The highest ranked teams, Nos. 1-4 — which all have to be conference champions —- get byes to the quarterfinals to be played on or near New Year’s Day, but no home games. They’ll only be playing at neutral sites —- as many as three if they make it title game.
Big 12 Commissioner Bob Bowlsby mentioned concerns about playing playoff games in winter weather up north and Southeastern Conference Commissioner Greg Sankey said hosting on short-notice in January could be difficult for some college towns.
“I think we’ve always honored the sanctity and the tradition of the bowl environment, and we have consistently either through the four-team playoff or the New Year’s Six games honored that and tried to do things that help everybody in the bowl and college football ecosystem,” Bowlsby said.
The 12-team playoff is the most aggressively forwarded-thinking move in the history of college football’s postseason. Designing it around bowl games has the feel of building a space ship from the parts of wood-paneled station wagon.
But it’s important to note, using the six bowl games to host the quarterfinals and semifinals could help expedite the transition from four to 12.
The CFP already uses a rotation of six bowls — Rose, Sugar, Orange, Fiesta, Peach and Cotton —- to host the semifinals. In the new format, each of those games could be a playoff game every year.
Notre Dame athletic director Jack Swarbrick said this format will allow college football to “reassert ownership” of New Year’s Day.
And sentiment and tradition aside, game management becomes a lot easier if the sites of the quarterfinals are predetermined.
Q: Did the Notre Dame athletic director just help create a system where the Fighting Irish can never be a top-four seed and earn a bye?
A: Yes, he did.
“I look forward to never hearing again about how we played one less game or don’t have a conference championship,” Swarbrick said.
Notre Dame wants to be an independent, which means it will not play on the first weekend of December when most playoff contenders are playing their 13th game for a conference championship.
Swarbrick said the tradeoff works for Notre Dame.

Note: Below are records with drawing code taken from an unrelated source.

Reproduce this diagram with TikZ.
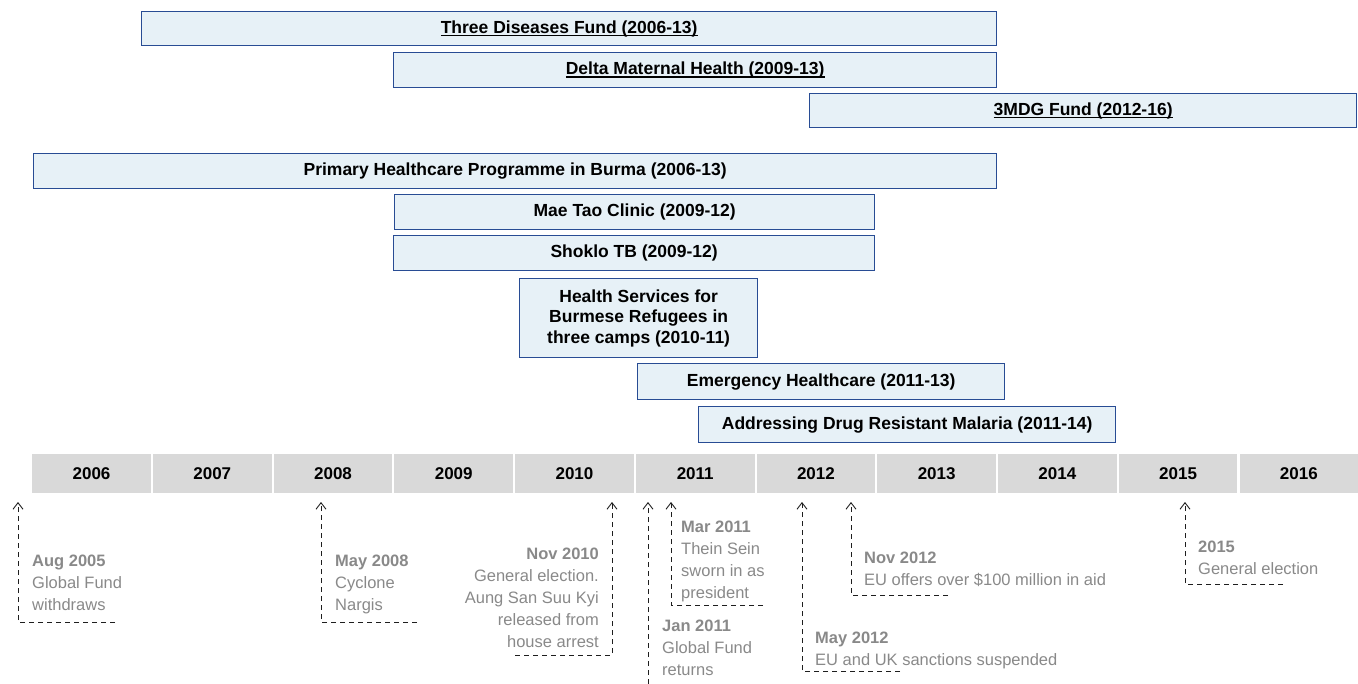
\documentclass[tikz,border=0pt]{standalone}
\usepackage{fontspec}
\setmainfont{Liberation Sans}
\usetikzlibrary{arrows.meta}
\definecolor{barfill}{RGB}{231,241,247}
\definecolor{barline}{RGB}{40,76,148}
\definecolor{cellfill}{RGB}{217,217,217}
\definecolor{evgray}{RGB}{137,137,137}
\definecolor{evline}{RGB}{30,30,30}
\newcommand{\barul}[1]{\setbox0\hbox{#1}\rlap{\vrule height -1.6pt depth 3.0pt width \wd0}\box0}
\begin{document}
\begin{tikzpicture}[x=1pt,y=-1pt,
  bar/.style={draw=barline, fill=barfill, line width=1.3pt, inner sep=0pt, anchor=north west,
    font=\fontsize{17.5}{20.5}\selectfont\bfseries, align=center},
  cell/.style={fill=cellfill, inner sep=0pt, anchor=north west, minimum height=39pt,
    minimum width=118.7pt, font=\fontsize{17}{20}\selectfont\bfseries},
  evtext/.style={inner sep=0pt, text=evgray, font=\fontsize{16.5}{22}\selectfont},
  evarrow/.style={draw=evline, line width=0.9pt, dash pattern=on 5pt off 4pt,
    -{Straight Barb[length=6.5pt,width=10pt]}}
]
\useasboundingbox (0,0) rectangle (1358,684);

% programme bars
\node[bar, minimum width=855pt, minimum height=34pt] (tdf) at (141,11) {\barul{Three Diseases Fund (2006-13)}};
\node[bar, minimum width=603pt, minimum height=35pt] (delta) at (393,52) {\barul{Delta Maternal Health (2009-13)}};
\node[bar, minimum width=547pt, minimum height=34pt] (mdg) at (809,93) {\barul{3MDG Fund (2012-16)}};
\node[bar, minimum width=963pt, minimum height=35pt] (phc) at (33,153) {Primary Healthcare Programme in Burma (2006-13)};
\node[bar, minimum width=480pt, minimum height=35pt] (mtc) at (394,194) {Mae Tao Clinic (2009-12)};
\node[bar, minimum width=481pt, minimum height=35pt] (stb) at (393,235) {Shoklo TB (2009-12)};
\node[bar, minimum width=238pt, minimum height=79pt] (hsb) at (519,278) {Health Services for\\Burmese Refugees in\\three camps (2010-11)};
\node[bar, minimum width=367pt, minimum height=36pt] (emh) at (637,363) {Emergency Healthcare (2011-13)};
\node[bar, minimum width=417pt, minimum height=36pt] (adm) at (698,406) {Addressing Drug Resistant Malaria (2011-14)};

% timeline
\foreach \yr [count=\i from 0] in {2006,...,2016}
  \node[cell] (c\yr) at ({32+\i*120.73},454) {\yr};

% events
\node[evtext, anchor=north west, align=left] (e1) at (32,551.2)
  {\strut\textbf{Aug 2005}\\\strut Global Fund\\\strut withdraws};
\coordinate (e1c) at (115,622); \coordinate (e1t) at (18,502);
\draw[evarrow] (e1c) -| (e1t);

\node[evtext, anchor=north west, align=left] (e2) at (335,551.2)
  {\strut\textbf{May 2008}\\\strut Cyclone\\\strut Nargis};
\coordinate (e2c) at (417,622); \coordinate (e2t) at (321,502);
\draw[evarrow] (e2c) -| (e2t);

\node[evtext, anchor=north east, align=right] (e3) at (599,543.6)
  {\strut\textbf{Nov 2010}\\\strut General election.\\\strut Aung San Suu Kyi\\\strut released from\\\strut house arrest};
\coordinate (e3c) at (515,655); \coordinate (e3t) at (612,502);
\draw[evarrow] (e3c) -| (e3t);

\node[evtext, anchor=north west, align=left] (e4) at (662,615.6)
  {\strut\textbf{Jan 2011}\\\strut Global Fund\\\strut returns};
\coordinate (e4c) at (648,684); \coordinate (e4t) at (648,502);
\draw[evarrow] (e4c) -- (e4t);

\node[evtext, anchor=north west, align=left] (e5) at (681,516.6)
  {\strut\textbf{Mar 2011}\\\strut Thein Sein\\\strut sworn in as\\\strut president};
\coordinate (e5c) at (763,605); \coordinate (e5t) at (671,502);
\draw[evarrow] (e5c) -| (e5t);

\node[evtext, anchor=north west, align=left] (e6) at (815,627.6)
  {\strut\textbf{May 2012}\\\strut EU and UK sanctions suspended};
\coordinate (e6c) at (900,671); \coordinate (e6t) at (802,502);
\draw[evarrow] (e6c) -| (e6t);

\node[evtext, anchor=north west, align=left] (e7) at (864,547.6)
  {\strut\textbf{Nov 2012}\\\strut EU offers over \$100 million in aid};
\coordinate (e7c) at (948,595); \coordinate (e7t) at (851,502);
\draw[evarrow] (e7c) -| (e7t);

\node[evtext, anchor=north west, align=left] (e8) at (1198,536.6)
  {\strut\textbf{2015}\\\strut General election};
\coordinate (e8c) at (1283,584); \coordinate (e8t) at (1185,502);
\draw[evarrow] (e8c) -| (e8t);
\end{tikzpicture}
\end{document}
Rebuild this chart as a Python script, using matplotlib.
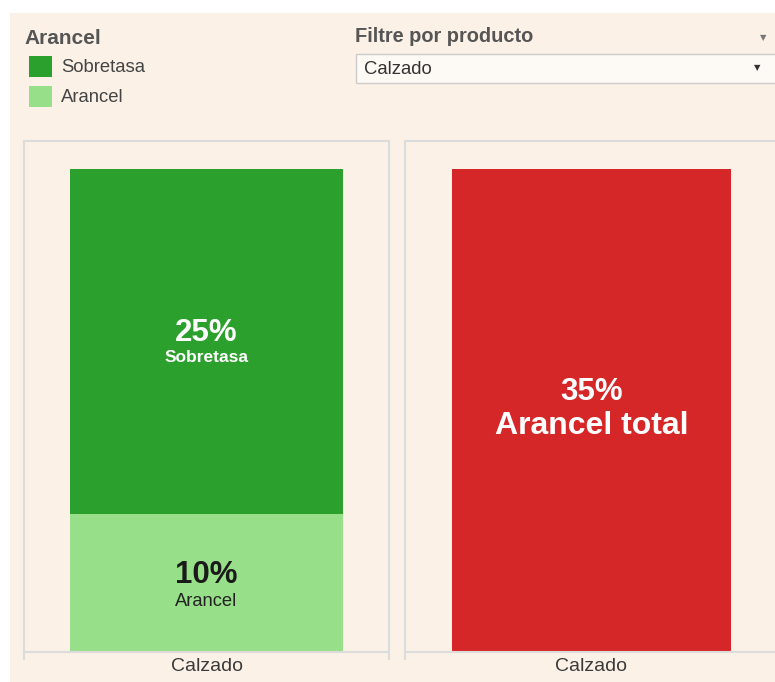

Instead of getting a bye to the quarterfinals, the best the Irish can do is a home game as the No. 5 seed with a guaranteed extra week of rest.
“I do think it’s helpful to us to be able to say, look, Alabama put its position at risk in its title game, or Oklahoma put its position at risk in its conference title game. We’re doing the same thing in the first round,” Swarbrick said.
The Irish have not won a national title since 1988. To end that drought in a 12-team format it will have to win four playoff games. But with six at-large spots available, getting into the playoff shouldn’t be too tough for the Irish.
Q: Is this good for the teams outside the Power Five conferences that never had a realistic shot at the four-team playoff?
A: Definitely. With the six highest-ranked conference champions guaranteed a spot that means at least one team from the Group of Five will be in the field of 12 and the door is open to more.
Last season, for example, the Pac-12 champion was ranked behind both the American Athletic Conference champ Cincinnati and Sun Belt champ Coastal Carolina.
“This proposal, which treats all FBS conferences equally, has real merit,” AAC Commissioner Mike Aresco said in a statement. “Under this plan, we would have made the Playoff in five of the seven years of the Playoff era. It affirms our P6 positioning.”
But don’t get too excited, G5 fans. Since the CFP was implemented in 2014, using the final selection committee rankings as a guide, 2020 was the only season more than one Group of Five team would have made the proposed 12-team format.
Q: A 12-team playoff could result in teams playing 16 or even 17 games. Is that a concern?
A: The commissioners who put the plan together were quick to point out that most of the teams involved would end up playing the same number of games — 13 or 14 — that top teams already play in a typical season.
But there is no denying that at a time when more attention than ever is on the health and well-being of unpaid athletes, asking even a few teams to play more games than ever will draw criticism.
“To add opportunities to the postseason playoff adds games,” Sankey said. “One can observe, this is too many, that’s not enough — whether that’s opportunities or games. That’s always going to be there.”